Un lunedì post moderno e il dovere di restare a casa
Sono giorni in cui il privilegio della normalità lo puoi trovare solo nella fantasia, pensavo guardando il cielo di Modena, in attesa che passasse l’aereo partito da Bologna e diretto a nord con a bordo Pier Vittorio Tondelli. Il suo naso schiacciato sull’oblò, come a pagina 78 di Un Weekend postmoderno, pronto a scoprire Mòdna riconoscendola poco per volta dalla struttura circolare, dall’inconfondibile torre della Ghirlandina. Il ricordo di anni trascorsi ma non troppo distanti, le ragazze in sella alle tradizionali bici, negli anni 80 tantissime nella città emiliana come solo ad Amsterdam, che nel motteggio popolare tendevano a dare alle natiche quella particolare floridità tipica del sedere della donna emiliana. Ma l’aereo non passava, restavo solo con la mia fantasia, mentre intorno esseri umani con la mascherina si specchiavano estetici nelle vetrine, per controllare quanto stessero bene. Abbassavo lo sguardo, cercando di verificare con Mario la storia delle biciclette (era molto interessato, forse infortunato). Confermava:
- Abbiamo fatto molto bene a venire qui a Modena, non per giocare questa partita assurda, inutile consolazione circense per far divertire qualcuno, ma per far rivivere l’opera tondelliana, in particolar modo questa vicenda del motteggio popolare riferito alle natiche delle… - Mario!
Per dare meno nell’occhio, abbiamo noleggiato pure noi delle biciclette, e ci siamo messi a osservare le curiose e per certi versi eccitanti forme altrui: la curvatura dei manubri, l’effetto ottico generato dai raggi, le forcelle, i sellini. C’era così tanta vita in tutte quelle biciclette, e anche io e Mario avevamo voglia di vivere, e allora mentre attorno informazioni confuse e contraddittorie si riproducevano, mentre migliaia di deficienti raggiungevano il bianco delle montagne per sciare, l’azzurro dei mari o dei laghi per passeggiare in massa, fregandosene di rispettare l’utile consiglio di uscire di casa il meno possibile, ci siamo messi a pedalare sempre più forte, come se procedere veloce potesse avere come luminosa conseguenza il fuggire in fretta da questo tempo tragico fatto di pensieri pesanti, ansie, insicurezze.

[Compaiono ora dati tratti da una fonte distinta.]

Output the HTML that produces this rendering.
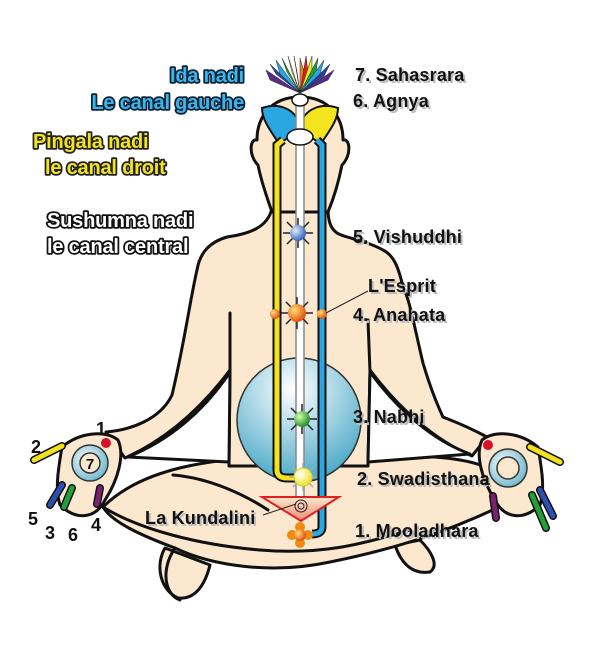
<!DOCTYPE html>
<html><head><meta charset="utf-8"><style>
html,body{margin:0;padding:0;background:#fff;}
svg{display:block;}
.lab{font-family:"Liberation Sans",sans-serif;font-weight:bold;font-size:18px;fill:#111;letter-spacing:0.2px;}
.shd{font-family:"Liberation Sans",sans-serif;font-weight:bold;font-size:18px;fill:#bbb;letter-spacing:0.2px;}
.n{font-family:"Liberation Sans",sans-serif;font-weight:bold;font-size:20px;letter-spacing:-0.2px;paint-order:stroke;stroke-linejoin:round;}
</style></head><body>
<svg width="600" height="662" viewBox="0 0 600 662" xmlns="http://www.w3.org/2000/svg">
<defs>
<radialGradient id="belly" cx="0.45" cy="0.25" r="0.8">
<stop offset="0" stop-color="#ffffff"/><stop offset="1" stop-color="#3fa3c4"/></radialGradient>
<radialGradient id="gB" cx="0.35" cy="0.35" r="0.7"><stop offset="0" stop-color="#dfefff"/><stop offset="1" stop-color="#2f5fb8"/></radialGradient>
<radialGradient id="gO" cx="0.35" cy="0.35" r="0.7"><stop offset="0" stop-color="#ffe070"/><stop offset="1" stop-color="#e24a10"/></radialGradient>
<radialGradient id="gG" cx="0.35" cy="0.35" r="0.7"><stop offset="0" stop-color="#d8ffb0"/><stop offset="1" stop-color="#1c8a1c"/></radialGradient>
<radialGradient id="gY" cx="0.35" cy="0.35" r="0.7"><stop offset="0" stop-color="#ffffff"/><stop offset="1" stop-color="#f2e020"/></radialGradient>
<radialGradient id="ring" cx="0.4" cy="0.4" r="0.7"><stop offset="0" stop-color="#ffffff"/><stop offset="1" stop-color="#5fb0c8"/></radialGradient>
<linearGradient id="tri" x1="0" y1="0" x2="0" y2="1"><stop offset="0" stop-color="#fbe8cf"/><stop offset="1" stop-color="#f08a70"/></linearGradient>
</defs>
<g stroke="#111" stroke-width="3" stroke-linejoin="round" fill="#fbe8cf">
<!-- feet -->
<path d="M165,548 C155,565 160,590 178,598 C195,600 205,585 210,565 Z"/>
<path d="M395,545 C400,560 410,575 430,572 C440,565 430,550 420,540 Z"/>
<!-- legs -->
<path d="M103,507 C140,470 210,455 300,458 C390,455 460,452 492,470 L497,508 C450,530 400,548 330,562 C270,575 210,565 175,548 C140,535 112,522 103,507 Z"/>
<!-- torso + arms -->
<path d="M272,208 C268,228 248,234 227,237 C210,242 200,252 197,270 C190,300 185,340 172,395 C160,420 130,430 106,432 L125,458 C165,440 200,410 230,370 L229,466 L368,466 L370,370 C400,410 435,440 472,456 L487,437 C465,425 450,420 443,417 C435,400 428,380 423,363 C415,330 410,300 403,287 C398,265 393,255 383,250 C365,240 345,238 337,233 C330,228 328,220 328,208 Z"/>
<!-- head -->
<path d="M300,97 C270,97 257,118 257,140 C250,138 248,155 258,165 C262,185 268,200 272,212 L328,212 C333,200 338,185 342,165 C352,155 350,138 343,140 C343,118 330,97 300,97 Z"/>
<!-- hands -->
<path d="M62,447 C80,432 105,430 118,440 C125,455 118,480 105,500 C95,520 75,520 60,505 C55,490 58,470 62,447 Z"/>
<path d="M538,447 C520,432 495,430 482,440 C475,455 482,480 495,500 C505,520 525,520 540,505 C545,490 542,470 538,447 Z"/>
</g>
<!-- white gaps -->
<path d="M230,372 C205,410 170,440 128,457 L229,462 Z" fill="#fff" stroke="#111" stroke-width="3" stroke-linejoin="round"/>
<path d="M370,372 C398,410 432,440 470,454 L368,462 Z" fill="#fff" stroke="#111" stroke-width="3" stroke-linejoin="round"/>
<g stroke="#111" stroke-width="3" fill="none" stroke-linecap="round">
<path d="M230,313 L230,372"/>
<path d="M368,320 L370,372"/>
<path d="M173,475 C210,478 245,495 268,510"/>
<path d="M103,507 C140,530 200,545 260,550 C320,555 360,545 410,530"/>
<path d="M175,548 C160,570 165,595 180,600"/>
</g>
<!-- fingers -->
<g stroke="#111" stroke-width="2.5" stroke-linecap="round">
<path d="M34,460 L62,446" stroke-width="8"/><path d="M34,460 L62,446" stroke="#f2e21c" stroke-width="5"/>
<path d="M50,505 L62,485" stroke-width="8"/><path d="M50,505 L62,485" stroke="#2e4fb0" stroke-width="5"/>
<path d="M64,507 L72,488" stroke-width="8"/><path d="M64,507 L72,488" stroke="#22a03a" stroke-width="5"/>
<path d="M97,504 L100,488" stroke-width="8"/><path d="M97,504 L100,488" stroke="#7a2270" stroke-width="5"/>
<path d="M560,462 L530,447" stroke-width="8"/><path d="M560,462 L530,447" stroke="#f2e21c" stroke-width="5"/>
<path d="M553,516 L540,490" stroke-width="8"/><path d="M553,516 L540,490" stroke="#2e4fb0" stroke-width="5"/>
<path d="M546,528 L532,495" stroke-width="8"/><path d="M546,528 L532,495" stroke="#22a03a" stroke-width="5"/>
<path d="M496,518 L493,496" stroke-width="8"/><path d="M496,518 L493,496" stroke="#7a2270" stroke-width="5"/>
</g>
<circle cx="90" cy="463" r="18" fill="url(#ring)" stroke="#333" stroke-width="1.5"/>
<circle cx="90" cy="463" r="10" fill="#fbe8cf" stroke="#333" stroke-width="1.5"/>
<text x="90" y="469" text-anchor="middle" font-family="Liberation Sans" font-weight="bold" font-size="15" fill="#111">7</text>
<circle cx="508" cy="468" r="19" fill="url(#ring)" stroke="#333" stroke-width="1.5"/>
<circle cx="508" cy="468" r="11" fill="#fbe8cf" stroke="#333" stroke-width="1.5"/>
<circle cx="106" cy="443" r="5" fill="#d5102a"/>
<circle cx="488" cy="445" r="5" fill="#d5102a"/>
<!-- belly -->
<circle cx="299" cy="420" r="62" fill="url(#belly)" stroke="#333" stroke-width="1.5"/>
<!-- head lobes -->
<path d="M262,108 C280,102 292,110 297,118 L297,135 C288,137 283,140 280,145 C270,130 262,120 262,108 Z" fill="#2aa6e0" stroke="#111" stroke-width="2"/>
<path d="M338,108 C320,102 308,110 303,118 L303,135 C312,137 317,140 320,145 C330,130 338,120 338,108 Z" fill="#f4e41e" stroke="#111" stroke-width="2"/>
<!-- channels -->
<rect x="296" y="98" width="8" height="420" fill="#fff" stroke="#888" stroke-width="1.5"/>
<path d="M283,140 L277,145 L277,470 Q277,478 287,478 L298,478" fill="none" stroke="#111" stroke-width="9"/>
<path d="M283,140 L277,145 L277,470 Q277,478 287,478 L298,478" fill="none" stroke="#f4e41e" stroke-width="5"/>
<path d="M317,140 L322,145 L322,527 Q322,534 312,534" fill="none" stroke="#111" stroke-width="9"/>
<path d="M317,140 L322,145 L322,527 Q322,534 312,534" fill="none" stroke="#2aa6e0" stroke-width="5"/>
<ellipse cx="300" cy="100" rx="8" ry="6" fill="#fff" stroke="#111" stroke-width="1.5"/>
<ellipse cx="300" cy="137" rx="13" ry="8" fill="#fff" stroke="#111" stroke-width="1.5"/>
<!-- flower -->
<g stroke="#222" stroke-width="0.5">
<path d="M300,93 L266,70 L270,80 Z" fill="#5a2a8a"/>
<path d="M300,93 L270,64 L276,74 Z" fill="#2a3fa0"/>
<path d="M300,93 L276,60 L280,74 Z" fill="#2aa6e0"/>
<path d="M300,93 L282,58 L287,72 Z" fill="#1aa040"/>
<path d="M300,93 L288,56 L292,72 Z" fill="#f4e41e"/>
<path d="M300,93 L294,56 L297,72 Z" fill="#e02020"/>
<path d="M300,93 L300,58 L304,72 Z" fill="#f08020"/>
<path d="M300,93 L306,56 L308,72 Z" fill="#e02020"/>
<path d="M300,93 L312,56 L312,72 Z" fill="#f4e41e"/>
<path d="M300,93 L318,58 L316,72 Z" fill="#1aa040"/>
<path d="M300,93 L324,60 L320,74 Z" fill="#2aa6e0"/>
<path d="M300,93 L330,64 L324,76 Z" fill="#2a3fa0"/>
<path d="M300,93 L334,70 L328,80 Z" fill="#5a2a8a"/>
</g>
<!-- chakras -->
<g stroke="#223" stroke-width="1.5">
<path d="M298,218 L298,248 M283,233 L313,233 M287,222 L309,244 M309,222 L287,244"/>
<path d="M297,297 L297,329 M281,313 L313,313 M286,302 L308,324 M308,302 L286,324"/>
<path d="M302,404 L302,434 M287,419 L317,419 M291,408 L313,430 M313,408 L291,430"/>
</g>
<circle cx="298" cy="233" r="8" fill="url(#gB)"/>
<circle cx="297" cy="313" r="9" fill="url(#gO)"/>
<circle cx="275" cy="314" r="5" fill="url(#gO)"/>
<circle cx="322" cy="314" r="5" fill="url(#gO)"/>
<circle cx="302" cy="419" r="8" fill="url(#gG)"/>
<path d="M303,463 L303,491 M289,477 L317,477 M293,467 L313,487 M313,467 L293,487" stroke="#aa9" stroke-width="1.5"/>
<circle cx="303" cy="477" r="9" fill="url(#gY)" stroke="#cc3" stroke-width="1"/>
<path d="M262,497 L339,497 L301,521 Z" fill="url(#tri)" stroke="#e02020" stroke-width="2"/>
<circle cx="301" cy="506" r="6" fill="none" stroke="#222" stroke-width="1"/>
<circle cx="301" cy="506" r="3" fill="none" stroke="#222" stroke-width="1"/>
<g fill="#f08a10"><circle cx="300" cy="527" r="5"/><circle cx="300" cy="543" r="5"/><circle cx="292" cy="535" r="5"/><circle cx="308" cy="535" r="5"/></g>
<circle cx="300" cy="535" r="6" fill="url(#gO)"/>
<!-- pointers -->
<path d="M368,291 L326,313" stroke="#222" stroke-width="1"/>
<path d="M263,515 L296,504" stroke="#222" stroke-width="1"/>
<!-- right labels shadow -->
<g class="shd" transform="translate(2,2)">
<text x="355" y="81">7. Sahasrara</text>
<text x="353" y="107">6. Agnya</text>
<text x="353" y="243">5. Vishuddhi</text>
<text x="368" y="292">L'Esprit</text>
<text x="353" y="321">4. Anahata</text>
<text x="353" y="423">3. Nabhi</text>
<text x="357" y="485">2. Swadisthana</text>
<text x="355" y="537">1. Mooladhara</text>
<text x="145" y="524">La Kundalini</text>
</g>
<g class="lab">
<text x="355" y="81">7. Sahasrara</text>
<text x="353" y="107">6. Agnya</text>
<text x="353" y="243">5. Vishuddhi</text>
<text x="368" y="292">L'Esprit</text>
<text x="353" y="321">4. Anahata</text>
<text x="353" y="423">3. Nabhi</text>
<text x="357" y="485">2. Swadisthana</text>
<text x="355" y="537">1. Mooladhara</text>
<text x="145" y="524">La Kundalini</text>
</g>
<g class="lab" font-size="17">
<text x="96" y="435">1</text><text x="31" y="453">2</text>
<text x="28" y="525">5</text><text x="45" y="539">3</text><text x="68" y="541">6</text><text x="91" y="531">4</text>
</g>
<!-- left labels -->
<g class="n" text-anchor="end">
<text x="244" y="82" fill="#3ab6ee" stroke="#123" stroke-width="3.5">Ida nadi</text>
<text x="244" y="109" fill="#3ab6ee" stroke="#123" stroke-width="3.5">Le canal gauche</text>
</g>
<g class="n">
<text x="33" y="148" fill="#f4e41e" stroke="#222" stroke-width="3.5">Pingala nadi</text>
<text x="45" y="174" fill="#f4e41e" stroke="#222" stroke-width="3.5">le canal droit</text>
<text x="47" y="227" fill="#fff" stroke="#111" stroke-width="3.5">Sushumna nadi</text>
<text x="47" y="253" fill="#fff" stroke="#111" stroke-width="3.5">le canal central</text>
</g>
</svg>
</body></html>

Poi siamo tornati a Brescia dopo l’ennesima sconfitta, e in mancanza di una decisione in tal senso che avrebbe dovuto essere presa dalle autorità, più di 70 bar del centro avevano deciso con coraggio e saggezza di chiudere l’attività. Il nuovo decreto del Governo invece, giunto vicino alla notte, poteva così essere sintetizzato: «Non c’è più tempo. Restate a casa. Però andate a lavorare».